Pięć lat temu na plaży w Santiago odkryto olbrzymiego wirusa, którego zaklasyfikowano do rodzaju pandorawirusów. Podczas gdy wcześniej udawało się namierzyć inne olbrzymie wirusy, pandorawirusy były niepodobne do niczego znanego nauce. Ich genom jest prawie dwa razy większy od innych olbrzymich wirusów. Dla przykładu - HIV ma zaledwie 900 genów, podczas gdy pandorawirusy mają ich 2500.
Pomimo tego, że pandorawirusy są tej samej wielkości co bakterie i mają naprawdę duży genom, nie mogą wytwarzać własnych białek. W tym celu muszą zaatakować inny organizm, np. amebę. Ale skoro pomimo dużego genomu pandorawirusy nadal nie są w stanie wytwarzać własnych białek, to po co im dodatkowe geny?

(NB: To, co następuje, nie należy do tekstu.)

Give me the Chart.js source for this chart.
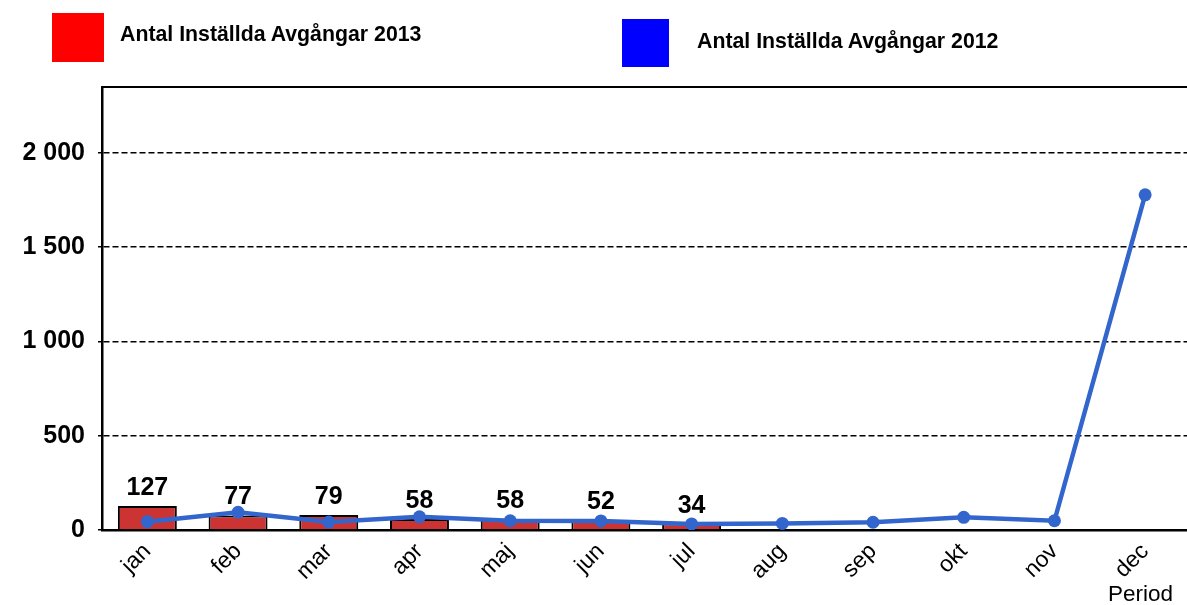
<!DOCTYPE html>
<html>
<head>
<meta charset="utf-8">
<script src="https://cdn.jsdelivr.net/npm/chart.js@4/dist/chart.umd.min.js"></script>
<style>
  body { margin: 0; overflow: hidden; background: #fff; font-family: "Liberation Sans", Arial, sans-serif; }
  #wrap { position: relative; width: 1187px; height: 605px; overflow: hidden; }
  #chart { position: absolute; left: 0; top: 0; }
  .box { position: absolute; }
  .lbl { position: absolute; font-weight: bold; font-size: 21.3px; line-height: 1; white-space: nowrap; color: #000; }
  #period { position: absolute; left: 1108px; top: 583px; font-size: 22.5px; line-height: 1; color: #000; }
</style>
</head>
<body>
<div id="wrap">
  <canvas id="chart" width="1197" height="605"></canvas>
  <div class="box" style="left:52px;top:13px;width:52px;height:49px;background:#ff0000"></div>
  <div class="lbl" style="left:120px;top:24px">Antal Inställda Avgångar 2013</div>
  <div class="box" style="left:622px;top:19px;width:47px;height:48px;background:#0000ff"></div>
  <div class="lbl" style="left:697px;top:31px">Antal Inställda Avgångar 2012</div>
  <div id="period">Period</div>
</div>
<script>
// months on the x axis
const months = ['jan', 'feb', 'mar', 'apr', 'maj', 'jun', 'jul', 'aug', 'sep', 'okt', 'nov', 'dec'];
// cancelled departures per month
const cancelled2013 = [127, 77, 79, 58, 58, 52, 34, null, null, null, null, null];
const cancelled2012 = [44, 94, 42, 70, 49, 48, 32, 35, 41, 67, 49, 1778];
// y axis
const yTicks = [0, 500, 1000, 1500, 2000];
const yMax = 2350;

const fmt = v => String(v).replace(/\B(?=(\d{3})+(?!\d))/g, ' ');

// value labels above the 2013 bars
const barLabels = {
    id: 'barLabels',
    afterDatasetsDraw(chart) {
        const ctx = chart.ctx;
        const meta = chart.getDatasetMeta(0);
        ctx.save();
        ctx.font = 'bold 25px "Liberation Sans", Arial, sans-serif';
        ctx.fillStyle = '#000';
        ctx.textAlign = 'center';
        ctx.textBaseline = 'alphabetic';
        meta.data.forEach((el, i) => {
            const v = cancelled2013[i];
            if (v == null) return;
            ctx.fillText(String(v), el.x, el.y - 11);
        });
        ctx.restore();
    }
};

// top frame line of the plot area
const topLine = {
    id: 'topLine',
    afterDraw(chart) {
        const { ctx, chartArea } = chart;
        ctx.save();
        ctx.strokeStyle = '#000';
        ctx.lineWidth = 2;
        ctx.beginPath();
        ctx.moveTo(chartArea.left, chartArea.top);
        ctx.lineTo(chartArea.right, chartArea.top);
        ctx.stroke();
        ctx.restore();
    }
};

new Chart(document.getElementById('chart').getContext('2d'), {
    type: 'bar',
    data: {
        labels: months,
        datasets: [
            {
                type: 'bar',
                label: 'Antal Inställda Avgångar 2013',
                data: cancelled2013,
                backgroundColor: '#cc3333',
                borderColor: '#000',
                borderWidth: 2,
                categoryPercentage: 1,
                barPercentage: 0.65,
                order: 1,
            },
            {
                type: 'line',
                label: 'Antal Inställda Avgångar 2012',
                data: cancelled2012,
                borderColor: '#3366cc',
                backgroundColor: '#3366cc',
                borderWidth: 4.5,
                pointRadius: 6.5,
                pointBorderWidth: 0,
                tension: 0,
                order: 0,
            },
        ],
    },
    options: {
        responsive: false,
        animation: false,
        layout: { padding: { top: 87, right: 0, left: 0, bottom: 0 } },
        plugins: {
            legend: { display: false },
            tooltip: { enabled: false },
        },
        scales: {
            x: {
                offset: true,
                grid: { display: false, drawTicks: false },
                border: { display: true, color: '#000', width: 2.5 },
                ticks: {
                    color: '#000',
                    font: { family: '"Liberation Sans", Arial, sans-serif', size: 23 },
                    minRotation: 45,
                    maxRotation: 45,
                    padding: 8,
                    autoSkip: false,
                },
                afterFit(scale) { scale.height = 75; },
            },
            y: {
                min: 0,
                max: yMax,
                afterBuildTicks(scale) {
                    scale.ticks = yTicks.map(v => ({ value: v }));
                },
                afterFit(scale) { scale.width = 102; },
                grid: {
                    color: ctx => (ctx.tick && ctx.tick.value === 0 ? 'rgba(0,0,0,0)' : '#000'),
                    lineWidth: 1.5,
                    tickColor: '#000',
                    tickLength: 4,
                    tickWidth: 1.5,
                },
                border: { display: true, color: '#000', width: 2.5, dash: [6, 3] },
                ticks: {
                    color: '#000',
                    padding: 13,
                    font: { family: '"Liberation Sans", Arial, sans-serif', size: 25, weight: 'bold' },
                    callback: v => fmt(v),
                },
            },
        },
    },
    plugins: [barLabels, topLine],
});
</script>
</body>
</html>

Okazuje się, że pandorawirusy przez dłuższy czas samodzielnie schodziły z własnej gałęzi drzewa ewolucyjnego. Zwykle jest tak, że im bliżej jest spokrewniony dany organizm, tym więcej ma wspólnych genów. Człowiek dzieli aż 96 proc. genów z najbliższym żyjącym krewnym - szympansem, podczas gdy tylko 60 proc. z muszką owocową i 40 proc. z kapustą. Ale pandorawirusy wymykają się tym zasadom.
Geny występujące w jednej grupie lub organizmie, ale w żadnych innych, są znane jako geny sieroce. Mimo podobnych kształtów i funkcji, każdy z wirusów dzieli tylko około połowę genów z najbliższymi krewnymi, reszta jest charakterystyczna dla danego osobnika.
Wciąż nie wiadomo, dlaczego tak jest. Wygląda na to, że geny sieroce powstają spontanicznie w genomach wirusów, czyniąc je jeszcze większymi osobliwościami biologicznymi.